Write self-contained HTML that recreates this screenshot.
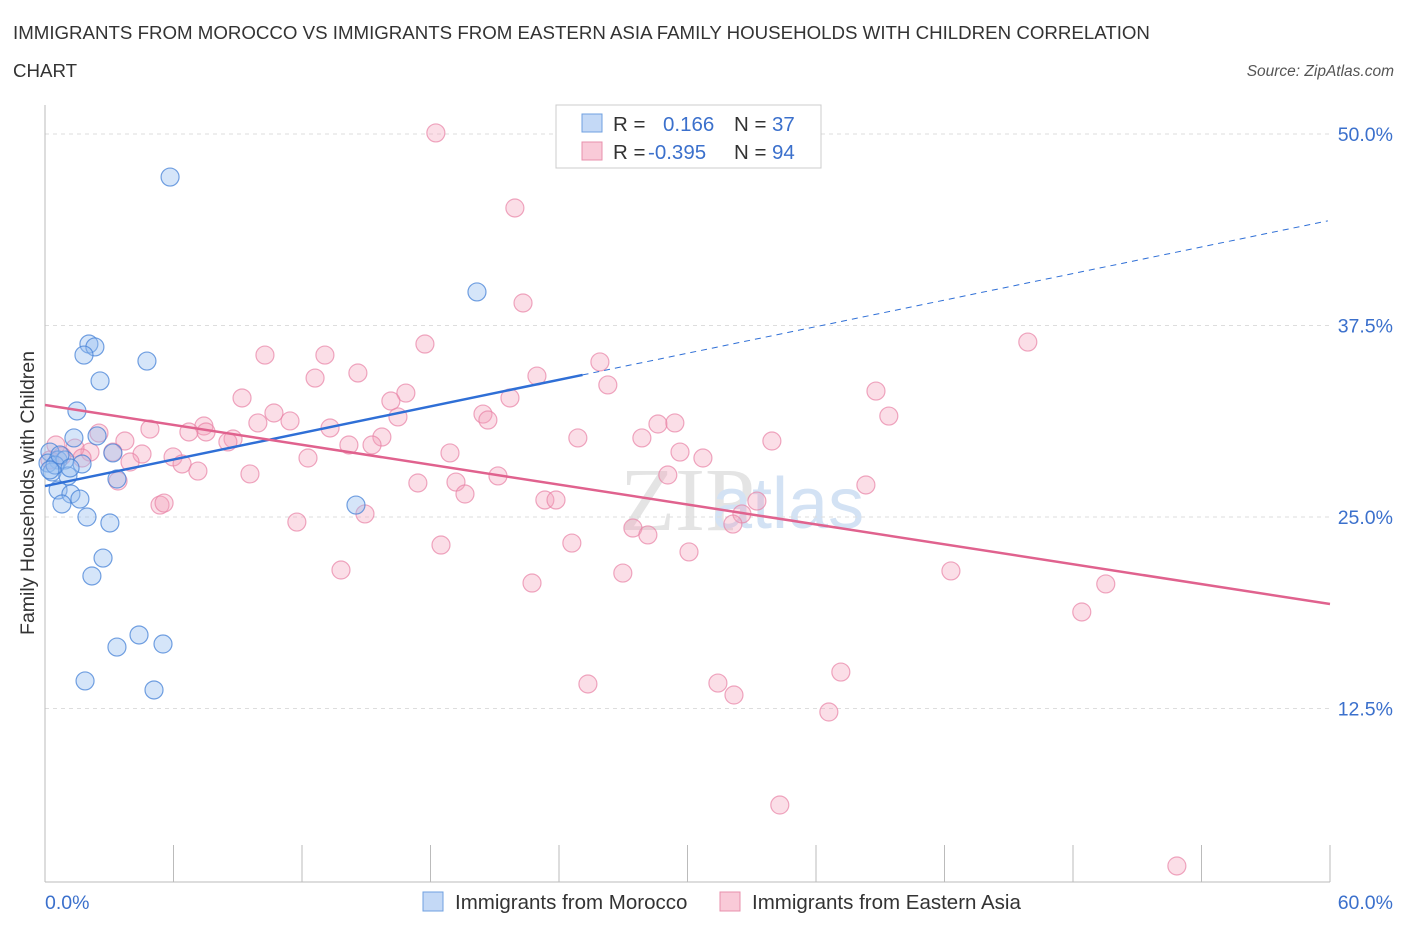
<!DOCTYPE html>
<html><head><meta charset="utf-8"><style>
body{margin:0;background:#fff;font-family:"Liberation Sans",sans-serif}
</style></head><body>
<svg id="c" width="1406" height="930" xmlns="http://www.w3.org/2000/svg">
<text x="13" y="39" font-size="18.7" fill="#333">IMMIGRANTS FROM MOROCCO VS IMMIGRANTS FROM EASTERN ASIA FAMILY HOUSEHOLDS WITH CHILDREN CORRELATION</text>
<text x="13" y="77" font-size="18.7" fill="#333">CHART</text>
<text x="1394" y="76" font-size="15.5" fill="#555" font-style="italic" text-anchor="end">Source: ZipAtlas.com</text>
<text x="620" y="530" font-size="90" fill="#e4e4e4" font-family="Liberation Serif">ZIP</text>
<text x="712" y="528" font-size="72" fill="#d3e2f4">atlas</text>
<g id="grid"></g><g id="axes"></g><g id="pts"></g><g id="trend"></g>
<g>
<rect x="556" y="105" width="265" height="63" fill="#fff" stroke="#ccc"/>
<rect x="582" y="114" width="20" height="18" fill="#c4d9f6" stroke="#6fa0e0"/>
<rect x="582" y="142" width="20" height="18" fill="#f9cad8" stroke="#e890ac"/>
<text x="613" y="131" font-size="20.5" fill="#333">R = </text><text x="663" y="131" font-size="20.5" fill="#3b70cc">0.166</text>
<text x="734" y="131" font-size="20.5" fill="#333">N = </text><text x="772" y="131" font-size="20.5" fill="#3b70cc">37</text>
<text x="613" y="159" font-size="20.5" fill="#333">R = </text><text x="648" y="159" font-size="20.5" fill="#3b70cc">-0.395</text>
<text x="734" y="159" font-size="20.5" fill="#333">N = </text><text x="772" y="159" font-size="20.5" fill="#3b70cc">94</text>
</g>
<g>
<rect x="423" y="892" width="20" height="19" fill="#c4d9f6" stroke="#6fa0e0"/>
<text x="455" y="909" font-size="20.5" fill="#333">Immigrants from Morocco</text>
<rect x="720" y="892" width="20" height="19" fill="#f9cad8" stroke="#e890ac"/>
<text x="752" y="909" font-size="20.5" fill="#333">Immigrants from Eastern Asia</text>
</g>
<text transform="translate(34,493) rotate(-90)" font-size="19.5" fill="#333" text-anchor="middle">Family Households with Children</text>
</svg>
<script>
const yTicks=[50,37.5,25,12.5];
const yTickLabels=["50.0%","37.5%","25.0%","12.5%"];
const xTicks=[0,6,12,18,24,30,36,42,48,54,60];
const xEndLabels=["0.0%","60.0%"];
const moroccoX=[5.84,20.17,2.05,2.33,1.82,4.76,2.57,1.49,2.43,1.35,3.17,0.23,0.61,0.14,0.93,1.73,0.33,1.07,3.36,0.61,1.21,1.63,0.79,14.52,1.96,3.03,2.71,2.19,4.39,3.36,5.51,1.87,5.09,0.47,0.70,0.23,1.17];
const moroccoY=[47.19,39.69,36.29,36.10,35.57,35.18,33.88,31.92,30.29,30.16,29.18,29.24,28.72,28.52,28.72,28.46,27.94,27.68,27.48,26.76,26.50,26.17,25.85,25.78,25.00,24.61,22.32,21.15,17.30,16.51,16.71,14.30,13.71,28.39,29.05,28.07,28.20];
const asiaX=[18.25,21.94,22.32,45.89,17.74,10.27,13.07,25.91,14.61,12.61,22.97,26.28,38.80,16.85,9.20,16.15,21.71,39.40,10.69,20.45,20.68,16.48,11.44,13.31,7.42,9.94,4.90,6.72,7.52,8.78,8.54,15.73,24.88,27.87,28.62,29.41,33.94,3.73,2.52,14.19,15.27,18.91,29.65,30.72,12.28,4.53,5.98,6.40,7.14,3.97,3.17,2.10,1.40,0.51,0.79,0.23,1.73,9.57,21.15,29.08,19.19,17.41,38.33,19.61,23.34,23.86,33.24,3.41,5.37,5.56,14.94,32.54,32.12,11.76,27.45,28.15,24.60,18.49,30.07,13.82,26.98,42.30,22.74,49.53,48.41,37.16,25.35,31.42,32.17,36.60,34.31,52.85];
const asiaY=[50.07,45.17,38.97,36.42,36.29,35.57,35.57,35.12,34.40,34.07,34.20,33.62,33.22,33.09,32.77,32.57,32.77,31.59,31.79,31.72,31.33,31.53,31.27,30.81,30.94,31.14,30.74,30.55,30.55,30.09,29.90,30.22,30.16,30.16,31.07,31.14,29.96,29.96,30.48,29.70,29.70,29.18,29.24,28.85,28.85,29.11,28.92,28.46,28.00,28.59,29.24,29.24,29.50,29.70,28.98,28.72,28.85,27.81,27.68,27.74,27.28,27.22,27.09,26.50,26.11,26.11,26.04,27.35,25.78,25.91,25.20,25.20,24.54,24.67,24.28,23.83,23.30,23.17,22.72,21.54,21.34,21.48,20.69,20.63,18.80,14.88,14.10,14.16,13.38,12.27,6.20,2.22];
const moroccoTrend=[27.02,0.289];
const asiaTrend=[32.31,-0.2165];
const NS="http://www.w3.org/2000/svg";
const sx=v=>45+v*1285/60, sy=v=>900-v*15.32;
function mk(t,a,p){const e=document.createElementNS(NS,t);for(const k in a)e.setAttribute(k,a[k]);document.getElementById(p).appendChild(e);return e;}
yTicks.forEach((t,i)=>{
 const l=mk('line',{x1:45,x2:1330,y1:sy(t),y2:sy(t),stroke:'#ddd','stroke-dasharray':'4,4'},'grid');
 
 
 const tx=mk('text',{x:1393,y:sy(t)+7,'font-size':19.5,fill:'#3b70cc','text-anchor':'end'},'axes');
 tx.textContent=yTickLabels[i];
 
 
});
const ax=mk('line',{x1:45,x2:1330,y1:882,y2:882,stroke:'#bbb'},'axes');


const ay=mk('line',{x1:45,x2:45,y1:105,y2:882,stroke:'#bbb'},'axes');


xTicks.forEach(t=>{
 const l=mk('line',{x1:sx(t),x2:sx(t),y1:845,y2:882,stroke:'#bbb'},'axes');
 
 
});
[[0,'start',45],[60,'end',1393]].forEach((d,i)=>{
 const tx=mk('text',{x:d[2],y:909,'font-size':19.5,fill:'#3b70cc','text-anchor':d[1]},'axes');
 tx.textContent=xEndLabels[i];
 
 
});
asiaX.forEach((x,i)=>{
 const c=mk('circle',{cx:sx(x),cy:sy(asiaY[i]),r:9,fill:'rgba(244,160,186,0.35)',stroke:'rgba(232,130,165,0.7)','stroke-width':1.2},'pts');
 
 
});
moroccoX.forEach((x,i)=>{
 const c=mk('circle',{cx:sx(x),cy:sy(moroccoY[i]),r:9,fill:'rgba(150,190,240,0.4)',stroke:'rgba(70,130,215,0.75)','stroke-width':1.2},'pts');
 
 
});
const f=(tr,x)=>tr[0]+tr[1]*x;
const t1=mk('line',{x1:sx(0),y1:sy(f(moroccoTrend,0)),x2:sx(25.1),y2:sy(f(moroccoTrend,25.1)),stroke:'#2f6fd6','stroke-width':2.5},'trend');


const t2=mk('line',{x1:sx(25.1),y1:sy(f(moroccoTrend,25.1)),x2:sx(59.9),y2:sy(f(moroccoTrend,59.9)),stroke:'#2f6fd6','stroke-width':1,'stroke-dasharray':'6,5'},'trend');


const t3=mk('line',{x1:sx(0),y1:sy(f(asiaTrend,0)),x2:sx(60),y2:sy(f(asiaTrend,60)),stroke:'#e0628e','stroke-width':2.5},'trend');


</script>
</body></html>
————————
**WHAT THE TASK ASKS**
Each line of the data should be quoted exactly, with pictures left out.

**EXPECTED ANSWER**
Write self-contained HTML that recreates this screenshot.
<!DOCTYPE html>
<html><head><meta charset="utf-8"><style>
body{margin:0;background:#fff;font-family:"Liberation Sans",sans-serif}
</style></head><body>
<svg id="c" width="1406" height="930" xmlns="http://www.w3.org/2000/svg">
<text x="13" y="39" font-size="18.7" fill="#333">IMMIGRANTS FROM MOROCCO VS IMMIGRANTS FROM EASTERN ASIA FAMILY HOUSEHOLDS WITH CHILDREN CORRELATION</text>
<text x="13" y="77" font-size="18.7" fill="#333">CHART</text>
<text x="1394" y="76" font-size="15.5" fill="#555" font-style="italic" text-anchor="end">Source: ZipAtlas.com</text>
<text x="620" y="530" font-size="90" fill="#e4e4e4" font-family="Liberation Serif">ZIP</text>
<text x="712" y="528" font-size="72" fill="#d3e2f4">atlas</text>
<g id="grid"></g><g id="axes"></g><g id="pts"></g><g id="trend"></g>
<g>
<rect x="556" y="105" width="265" height="63" fill="#fff" stroke="#ccc"/>
<rect x="582" y="114" width="20" height="18" fill="#c4d9f6" stroke="#6fa0e0"/>
<rect x="582" y="142" width="20" height="18" fill="#f9cad8" stroke="#e890ac"/>
<text x="613" y="131" font-size="20.5" fill="#333">R = </text><text x="663" y="131" font-size="20.5" fill="#3b70cc">0.166</text>
<text x="734" y="131" font-size="20.5" fill="#333">N = </text><text x="772" y="131" font-size="20.5" fill="#3b70cc">37</text>
<text x="613" y="159" font-size="20.5" fill="#333">R = </text><text x="648" y="159" font-size="20.5" fill="#3b70cc">-0.395</text>
<text x="734" y="159" font-size="20.5" fill="#333">N = </text><text x="772" y="159" font-size="20.5" fill="#3b70cc">94</text>
</g>
<g>
<rect x="423" y="892" width="20" height="19" fill="#c4d9f6" stroke="#6fa0e0"/>
<text x="455" y="909" font-size="20.5" fill="#333">Immigrants from Morocco</text>
<rect x="720" y="892" width="20" height="19" fill="#f9cad8" stroke="#e890ac"/>
<text x="752" y="909" font-size="20.5" fill="#333">Immigrants from Eastern Asia</text>
</g>
<text transform="translate(34,493) rotate(-90)" font-size="19.5" fill="#333" text-anchor="middle">Family Households with Children</text>
</svg>
<script>
const yTicks=[50,37.5,25,12.5];
const yTickLabels=["50.0%","37.5%","25.0%","12.5%"];
const xTicks=[0,6,12,18,24,30,36,42,48,54,60];
const xEndLabels=["0.0%","60.0%"];
const moroccoX=[5.84,20.17,2.05,2.33,1.82,4.76,2.57,1.49,2.43,1.35,3.17,0.23,0.61,0.14,0.93,1.73,0.33,1.07,3.36,0.61,1.21,1.63,0.79,14.52,1.96,3.03,2.71,2.19,4.39,3.36,5.51,1.87,5.09,0.47,0.70,0.23,1.17];
const moroccoY=[47.19,39.69,36.29,36.10,35.57,35.18,33.88,31.92,30.29,30.16,29.18,29.24,28.72,28.52,28.72,28.46,27.94,27.68,27.48,26.76,26.50,26.17,25.85,25.78,25.00,24.61,22.32,21.15,17.30,16.51,16.71,14.30,13.71,28.39,29.05,28.07,28.20];
const asiaX=[18.25,21.94,22.32,45.89,17.74,10.27,13.07,25.91,14.61,12.61,22.97,26.28,38.80,16.85,9.20,16.15,21.71,39.40,10.69,20.45,20.68,16.48,11.44,13.31,7.42,9.94,4.90,6.72,7.52,8.78,8.54,15.73,24.88,27.87,28.62,29.41,33.94,3.73,2.52,14.19,15.27,18.91,29.65,30.72,12.28,4.53,5.98,6.40,7.14,3.97,3.17,2.10,1.40,0.51,0.79,0.23,1.73,9.57,21.15,29.08,19.19,17.41,38.33,19.61,23.34,23.86,33.24,3.41,5.37,5.56,14.94,32.54,32.12,11.76,27.45,28.15,24.60,18.49,30.07,13.82,26.98,42.30,22.74,49.53,48.41,37.16,25.35,31.42,32.17,36.60,34.31,52.85];
const asiaY=[50.07,45.17,38.97,36.42,36.29,35.57,35.57,35.12,34.40,34.07,34.20,33.62,33.22,33.09,32.77,32.57,32.77,31.59,31.79,31.72,31.33,31.53,31.27,30.81,30.94,31.14,30.74,30.55,30.55,30.09,29.90,30.22,30.16,30.16,31.07,31.14,29.96,29.96,30.48,29.70,29.70,29.18,29.24,28.85,28.85,29.11,28.92,28.46,28.00,28.59,29.24,29.24,29.50,29.70,28.98,28.72,28.85,27.81,27.68,27.74,27.28,27.22,27.09,26.50,26.11,26.11,26.04,27.35,25.78,25.91,25.20,25.20,24.54,24.67,24.28,23.83,23.30,23.17,22.72,21.54,21.34,21.48,20.69,20.63,18.80,14.88,14.10,14.16,13.38,12.27,6.20,2.22];
const moroccoTrend=[27.02,0.289];
const asiaTrend=[32.31,-0.2165];
const NS="http://www.w3.org/2000/svg";
const sx=v=>45+v*1285/60, sy=v=>900-v*15.32;
function mk(t,a,p){const e=document.createElementNS(NS,t);for(const k in a)e.setAttribute(k,a[k]);document.getElementById(p).appendChild(e);return e;}
yTicks.forEach((t,i)=>{
 const l=mk('line',{x1:45,x2:1330,y1:sy(t),y2:sy(t),stroke:'#ddd','stroke-dasharray':'4,4'},'grid');
 
 
 const tx=mk('text',{x:1393,y:sy(t)+7,'font-size':19.5,fill:'#3b70cc','text-anchor':'end'},'axes');
 tx.textContent=yTickLabels[i];
 
 
});
const ax=mk('line',{x1:45,x2:1330,y1:882,y2:882,stroke:'#bbb'},'axes');


const ay=mk('line',{x1:45,x2:45,y1:105,y2:882,stroke:'#bbb'},'axes');


xTicks.forEach(t=>{
 const l=mk('line',{x1:sx(t),x2:sx(t),y1:845,y2:882,stroke:'#bbb'},'axes');
 
 
});
[[0,'start',45],[60,'end',1393]].forEach((d,i)=>{
 const tx=mk('text',{x:d[2],y:909,'font-size':19.5,fill:'#3b70cc','text-anchor':d[1]},'axes');
 tx.textContent=xEndLabels[i];
 
 
});
asiaX.forEach((x,i)=>{
 const c=mk('circle',{cx:sx(x),cy:sy(asiaY[i]),r:9,fill:'rgba(244,160,186,0.35)',stroke:'rgba(232,130,165,0.7)','stroke-width':1.2},'pts');
 
 
});
moroccoX.forEach((x,i)=>{
 const c=mk('circle',{cx:sx(x),cy:sy(moroccoY[i]),r:9,fill:'rgba(150,190,240,0.4)',stroke:'rgba(70,130,215,0.75)','stroke-width':1.2},'pts');
 
 
});
const f=(tr,x)=>tr[0]+tr[1]*x;
const t1=mk('line',{x1:sx(0),y1:sy(f(moroccoTrend,0)),x2:sx(25.1),y2:sy(f(moroccoTrend,25.1)),stroke:'#2f6fd6','stroke-width':2.5},'trend');


const t2=mk('line',{x1:sx(25.1),y1:sy(f(moroccoTrend,25.1)),x2:sx(59.9),y2:sy(f(moroccoTrend,59.9)),stroke:'#2f6fd6','stroke-width':1,'stroke-dasharray':'6,5'},'trend');


const t3=mk('line',{x1:sx(0),y1:sy(f(asiaTrend,0)),x2:sx(60),y2:sy(f(asiaTrend,60)),stroke:'#e0628e','stroke-width':2.5},'trend');


</script>
</body></html>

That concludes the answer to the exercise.